EPA releases new draft for Clean Water Act permits in NH
The Environmental Protection Agency has released a new draft of its Municipal Separate Storm Sewer System General Permit, which updates Clean Water Act protections in 60 New Hampshire municipalities.
"Storm water is regulated through the Clean Water Act," said Newton Tedder, an EPA physical scientist. "Any form of storm water that derives from an urbanized area, which is defined by the Census . is considered a point source (of pollution), and therefore requires a permit for discharge, to control from that point source."
Changes in the current draft include a longer timeline allowance for a municipality to come into compliance with the regulations, as well as looser requirements on the cleaning of catch basins and street sweepings. There are also new provisions designed to address nitrogen in Great Bay.
The new draft also expands the coverage of the regulations, adding or modifying coverage for 15 communities previously unregulated or now under-regulated after the 2010 Census identified urban areas with their borders. They are: Allenstown, Barrington, Bow, Candia, Epping, Fremont, Lyndeborough, Mont Vernon, Newfields, Newmarket, Pembroke, Raymond, South Hampton, Stratham and Wilton.
Town officials are still reviewing the draft, which was released Feb. 12. Some communities, however, have been working in anticipation of the coming regulations.
"We're planning for it, right now we're ... out there doing the GPS on all our storm drains, catch basins, culverts, things of that nature," said Pembroke Town Administrator David Jodoin. "So we're planning ahead. . We're aware of it. We're just waiting for the final resolution to come down so we can figure out exactly what needs to be done."

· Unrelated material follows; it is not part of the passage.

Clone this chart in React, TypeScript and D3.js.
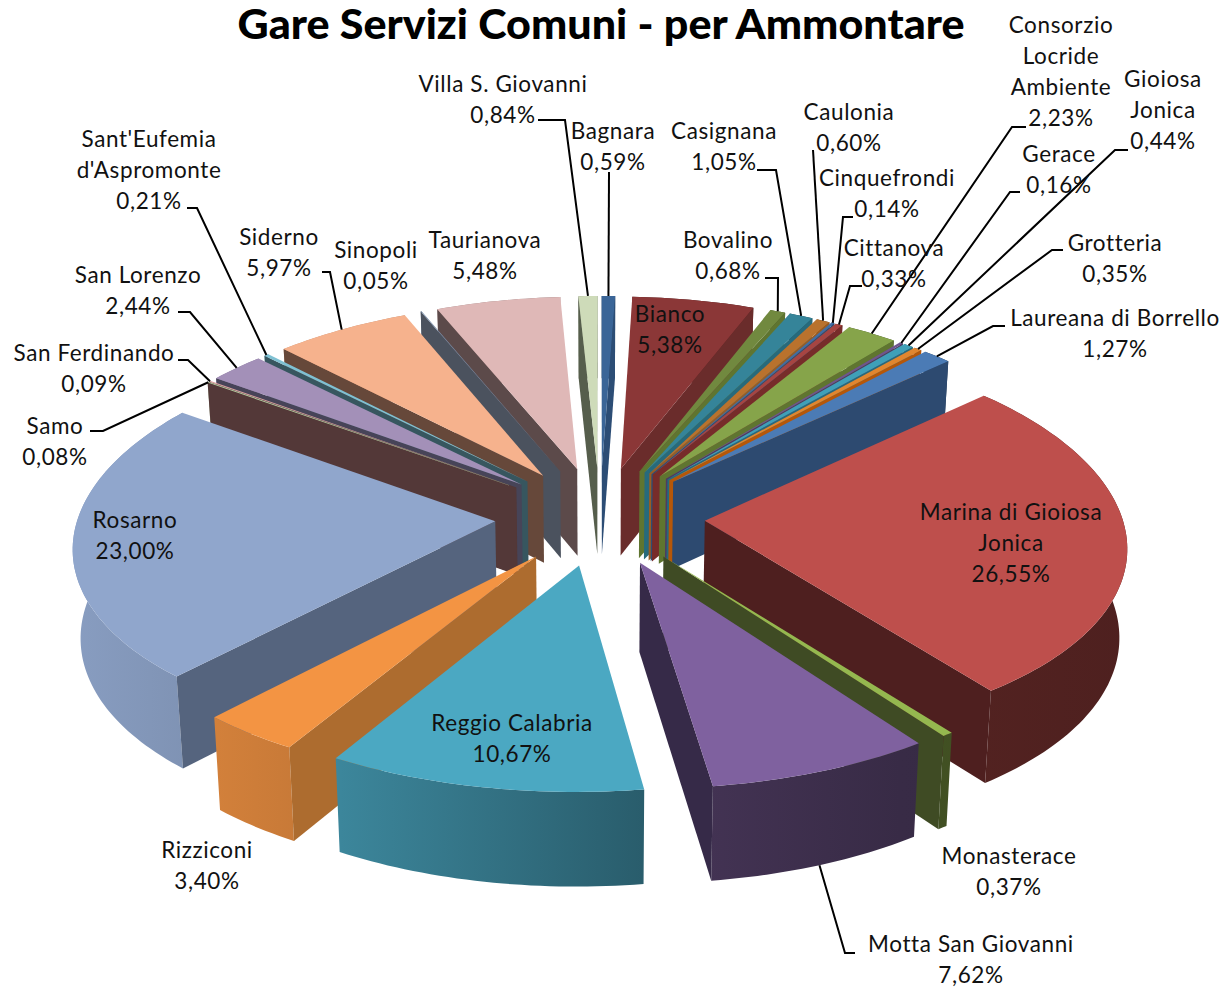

The town of Auburn, which has a very limited area covered under the permit requirements, "perhaps less than an acre," according to Town Administrator William Herman, has been performing similar work.
"What we did do early on, we inventoried and identified all of the catch basins and drainage sources that we had, which probably took us three years, even for a small town. There are hundreds of these things out there," said Herman. "There was an expense to doing that, but it was also good data to have on hand for other purposes."
According to Herman, the expense was between $10,000 and $12,000.
The question of money has municipalities with more expansive coverage areas nervous. Depending on the size of the regulated area, meeting the permit's requirements is estimated to cost between $78,000 and $829,000 per year, according to the EPA.
One of the stipulations of the permits is the development, implementation, and enforcement of a Storm Water Management Program to control pollutants to the "maximum extent practicable" in order to protect water quality, according to an EPA statement.
"Unfortunately, in this day and age it all comes down to money," said Jodoin. "Every community is going to be struggling with coming up with the funds to get this done, and a lot of large communities are going to be paying a pretty penny. We're trying do as much internally as we can, but we don't know whether or not we're going to be able to do any of it. We're going to have to look at hiring and engineer to help us finalize the process. We're not sure what the total cost is going to be, but that's probably going to be the worst thing for us."
The officials may be relieved at some aspects of the new draft, however. The draft incorporates some of the 100 public comments received on the previous permit draft, several of which deal directly with cost.
"We did take (cost) into consideration with this draft. We had a lot of comments on previous draft on cost," said Tedder. "We did look for way to combine areas of the permit or look at ways to reduce the burden on municipalities in this new draft, so we did take that seriously. . A bunch of the requirements and burdens that were in the last draft have been significantly reduced."
The initial general permits were issued in 2003. The permits expired in 2008, but the EPA has continued their use until a new permit could be issued.
Six minimum control measures are required under the draft. There are: public education, solicitation of public participation, the detection and elimination of "illicit discharge," management of construction site runoff, management of development and redevelopment runoff, and "good housekeeping in municipal operations."
Public comment is open on the draft until 11:59 p.m. on April 15. A public hearing on the draft is scheduled for March 14 at the Pease International Tradeport in Portsmouth.